==== TASK MATERIAL ====

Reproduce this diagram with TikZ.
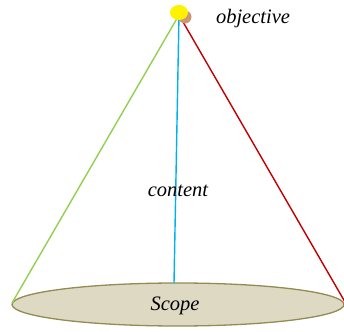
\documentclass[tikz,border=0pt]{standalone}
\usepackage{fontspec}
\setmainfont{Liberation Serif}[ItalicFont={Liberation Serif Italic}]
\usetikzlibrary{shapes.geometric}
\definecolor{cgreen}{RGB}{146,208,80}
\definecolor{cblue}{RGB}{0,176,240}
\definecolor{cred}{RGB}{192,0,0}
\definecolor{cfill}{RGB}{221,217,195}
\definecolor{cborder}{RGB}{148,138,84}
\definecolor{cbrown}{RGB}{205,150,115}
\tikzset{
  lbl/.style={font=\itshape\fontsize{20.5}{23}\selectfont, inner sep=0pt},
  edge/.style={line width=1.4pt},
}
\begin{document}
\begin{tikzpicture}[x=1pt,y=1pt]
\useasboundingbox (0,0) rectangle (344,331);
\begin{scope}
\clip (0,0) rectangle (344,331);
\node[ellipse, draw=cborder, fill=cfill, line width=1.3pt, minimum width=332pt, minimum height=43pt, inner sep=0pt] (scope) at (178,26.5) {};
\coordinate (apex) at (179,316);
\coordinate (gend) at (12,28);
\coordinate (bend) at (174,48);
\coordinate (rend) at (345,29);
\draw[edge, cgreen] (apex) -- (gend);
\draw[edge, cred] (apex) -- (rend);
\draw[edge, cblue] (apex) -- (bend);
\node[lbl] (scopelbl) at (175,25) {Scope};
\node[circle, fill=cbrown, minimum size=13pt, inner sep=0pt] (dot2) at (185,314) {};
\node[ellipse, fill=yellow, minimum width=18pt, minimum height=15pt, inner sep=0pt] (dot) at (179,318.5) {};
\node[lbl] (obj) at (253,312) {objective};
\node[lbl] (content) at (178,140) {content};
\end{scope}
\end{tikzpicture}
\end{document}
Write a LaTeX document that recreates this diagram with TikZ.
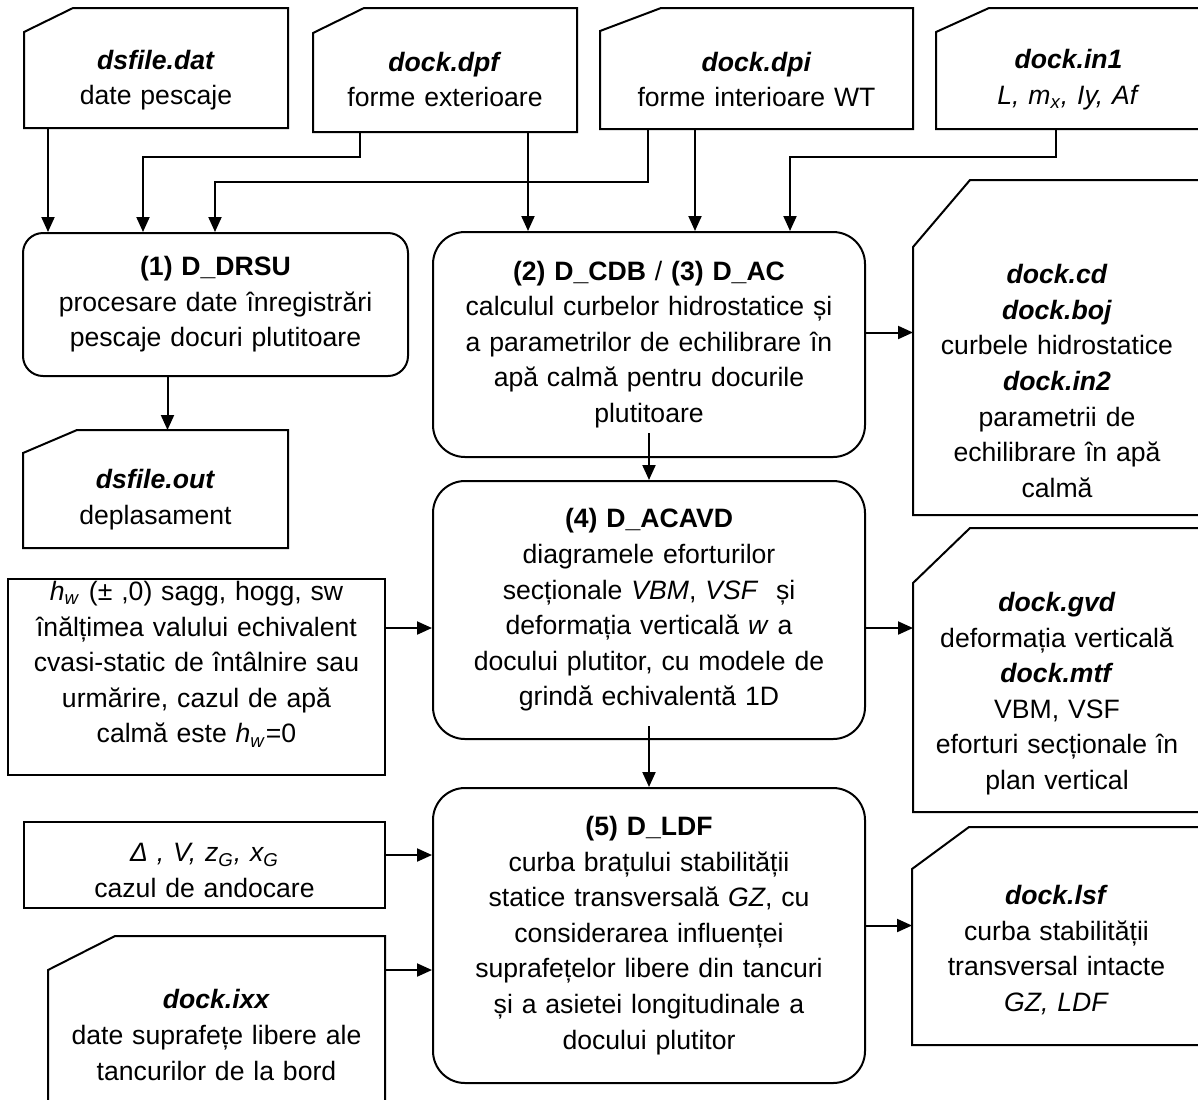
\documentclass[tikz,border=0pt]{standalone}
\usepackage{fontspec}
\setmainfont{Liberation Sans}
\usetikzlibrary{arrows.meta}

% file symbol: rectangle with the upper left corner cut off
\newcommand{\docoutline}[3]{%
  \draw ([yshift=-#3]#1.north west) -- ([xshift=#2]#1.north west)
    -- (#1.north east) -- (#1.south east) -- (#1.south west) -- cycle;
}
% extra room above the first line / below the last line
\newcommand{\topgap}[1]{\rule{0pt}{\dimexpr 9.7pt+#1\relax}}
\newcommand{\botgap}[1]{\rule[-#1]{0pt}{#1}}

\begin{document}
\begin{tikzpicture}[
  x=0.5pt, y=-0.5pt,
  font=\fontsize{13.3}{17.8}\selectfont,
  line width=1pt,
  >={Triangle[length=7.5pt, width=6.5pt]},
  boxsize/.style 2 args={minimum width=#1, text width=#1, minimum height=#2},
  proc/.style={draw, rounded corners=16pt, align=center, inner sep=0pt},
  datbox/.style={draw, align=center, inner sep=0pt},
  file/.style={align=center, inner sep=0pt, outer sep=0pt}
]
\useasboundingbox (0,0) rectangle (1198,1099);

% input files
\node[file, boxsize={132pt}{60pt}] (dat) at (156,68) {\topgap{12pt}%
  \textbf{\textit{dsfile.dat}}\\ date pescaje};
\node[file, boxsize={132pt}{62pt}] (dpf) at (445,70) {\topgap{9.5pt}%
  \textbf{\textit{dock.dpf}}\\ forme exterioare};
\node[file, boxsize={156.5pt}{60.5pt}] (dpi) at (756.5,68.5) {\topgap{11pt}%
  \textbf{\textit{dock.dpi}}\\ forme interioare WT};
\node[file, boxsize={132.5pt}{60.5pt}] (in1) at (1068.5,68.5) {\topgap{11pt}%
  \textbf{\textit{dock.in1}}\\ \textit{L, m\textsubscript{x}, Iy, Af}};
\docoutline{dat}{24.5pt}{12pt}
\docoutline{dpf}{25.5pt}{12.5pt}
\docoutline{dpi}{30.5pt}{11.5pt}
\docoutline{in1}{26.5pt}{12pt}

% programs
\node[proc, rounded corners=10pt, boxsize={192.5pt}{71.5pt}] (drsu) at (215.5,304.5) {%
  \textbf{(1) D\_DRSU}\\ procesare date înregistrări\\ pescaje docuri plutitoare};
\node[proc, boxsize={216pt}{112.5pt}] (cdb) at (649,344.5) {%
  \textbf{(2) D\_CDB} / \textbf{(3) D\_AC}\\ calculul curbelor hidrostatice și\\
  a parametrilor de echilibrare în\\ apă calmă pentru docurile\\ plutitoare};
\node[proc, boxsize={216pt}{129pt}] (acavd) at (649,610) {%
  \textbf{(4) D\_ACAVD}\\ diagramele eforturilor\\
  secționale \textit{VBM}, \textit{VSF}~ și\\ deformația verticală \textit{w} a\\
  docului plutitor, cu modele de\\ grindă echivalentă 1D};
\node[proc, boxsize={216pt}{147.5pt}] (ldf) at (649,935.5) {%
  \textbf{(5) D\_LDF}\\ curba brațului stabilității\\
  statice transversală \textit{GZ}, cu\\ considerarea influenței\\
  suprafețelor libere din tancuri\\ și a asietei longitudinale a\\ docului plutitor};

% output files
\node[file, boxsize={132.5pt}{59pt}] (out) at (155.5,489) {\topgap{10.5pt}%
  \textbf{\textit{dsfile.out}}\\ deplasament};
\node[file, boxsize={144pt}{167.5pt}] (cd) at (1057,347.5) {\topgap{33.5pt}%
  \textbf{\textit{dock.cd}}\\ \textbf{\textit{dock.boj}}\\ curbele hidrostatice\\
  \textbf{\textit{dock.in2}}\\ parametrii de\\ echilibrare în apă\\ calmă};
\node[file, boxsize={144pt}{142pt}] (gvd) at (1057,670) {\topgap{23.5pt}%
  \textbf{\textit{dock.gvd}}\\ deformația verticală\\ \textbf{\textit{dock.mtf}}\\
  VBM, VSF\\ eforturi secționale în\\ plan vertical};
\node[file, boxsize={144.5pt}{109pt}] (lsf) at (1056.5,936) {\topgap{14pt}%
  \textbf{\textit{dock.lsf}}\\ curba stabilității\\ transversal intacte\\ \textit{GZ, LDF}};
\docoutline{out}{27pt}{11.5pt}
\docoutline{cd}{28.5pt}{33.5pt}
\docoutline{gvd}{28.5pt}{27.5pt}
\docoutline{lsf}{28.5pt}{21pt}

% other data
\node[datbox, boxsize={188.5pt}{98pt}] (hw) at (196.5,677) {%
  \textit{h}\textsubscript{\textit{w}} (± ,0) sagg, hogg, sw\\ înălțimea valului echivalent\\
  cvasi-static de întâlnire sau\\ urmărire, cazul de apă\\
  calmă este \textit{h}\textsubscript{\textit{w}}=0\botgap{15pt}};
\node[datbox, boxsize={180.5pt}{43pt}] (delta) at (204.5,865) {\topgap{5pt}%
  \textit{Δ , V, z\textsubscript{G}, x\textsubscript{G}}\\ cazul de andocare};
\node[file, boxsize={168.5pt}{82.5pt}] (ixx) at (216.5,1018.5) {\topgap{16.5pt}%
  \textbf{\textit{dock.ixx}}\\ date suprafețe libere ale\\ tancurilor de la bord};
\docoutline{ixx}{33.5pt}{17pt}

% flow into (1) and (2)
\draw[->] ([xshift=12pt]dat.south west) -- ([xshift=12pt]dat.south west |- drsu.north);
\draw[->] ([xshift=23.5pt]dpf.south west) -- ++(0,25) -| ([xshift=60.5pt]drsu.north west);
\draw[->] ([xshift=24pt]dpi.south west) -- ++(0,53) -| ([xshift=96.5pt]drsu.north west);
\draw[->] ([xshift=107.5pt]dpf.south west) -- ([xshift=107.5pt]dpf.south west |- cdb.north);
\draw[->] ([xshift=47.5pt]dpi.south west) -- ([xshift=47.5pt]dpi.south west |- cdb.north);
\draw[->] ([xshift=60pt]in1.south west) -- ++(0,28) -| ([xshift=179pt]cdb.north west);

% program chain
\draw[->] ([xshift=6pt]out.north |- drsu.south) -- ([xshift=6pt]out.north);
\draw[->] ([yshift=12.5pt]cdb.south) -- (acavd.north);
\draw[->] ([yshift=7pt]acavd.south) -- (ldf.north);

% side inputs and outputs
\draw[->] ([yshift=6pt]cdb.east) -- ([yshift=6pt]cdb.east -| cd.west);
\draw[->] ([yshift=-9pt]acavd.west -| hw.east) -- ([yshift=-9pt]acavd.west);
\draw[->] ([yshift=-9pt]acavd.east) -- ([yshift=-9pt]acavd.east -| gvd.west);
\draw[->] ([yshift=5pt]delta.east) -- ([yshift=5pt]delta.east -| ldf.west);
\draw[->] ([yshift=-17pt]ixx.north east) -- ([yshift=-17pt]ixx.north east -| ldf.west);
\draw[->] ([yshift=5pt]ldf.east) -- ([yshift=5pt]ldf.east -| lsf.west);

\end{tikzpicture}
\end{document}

====

DIRECTION: Starting at the line containing "Write a LaTeX" and ending at the line containing "(0,0) rectangle (1198,1099);", copy those lines exactly, both included, and nothing more. Leave out any picture.

EXPECTED ANSWER:
Write a LaTeX document that recreates this diagram with TikZ.
\documentclass[tikz,border=0pt]{standalone}
\usepackage{fontspec}
\setmainfont{Liberation Sans}
\usetikzlibrary{arrows.meta}

% file symbol: rectangle with the upper left corner cut off
\newcommand{\docoutline}[3]{%
  \draw ([yshift=-#3]#1.north west) -- ([xshift=#2]#1.north west)
    -- (#1.north east) -- (#1.south east) -- (#1.south west) -- cycle;
}
% extra room above the first line / below the last line
\newcommand{\topgap}[1]{\rule{0pt}{\dimexpr 9.7pt+#1\relax}}
\newcommand{\botgap}[1]{\rule[-#1]{0pt}{#1}}

\begin{document}
\begin{tikzpicture}[
  x=0.5pt, y=-0.5pt,
  font=\fontsize{13.3}{17.8}\selectfont,
  line width=1pt,
  >={Triangle[length=7.5pt, width=6.5pt]},
  boxsize/.style 2 args={minimum width=#1, text width=#1, minimum height=#2},
  proc/.style={draw, rounded corners=16pt, align=center, inner sep=0pt},
  datbox/.style={draw, align=center, inner sep=0pt},
  file/.style={align=center, inner sep=0pt, outer sep=0pt}
]
\useasboundingbox (0,0) rectangle (1198,1099);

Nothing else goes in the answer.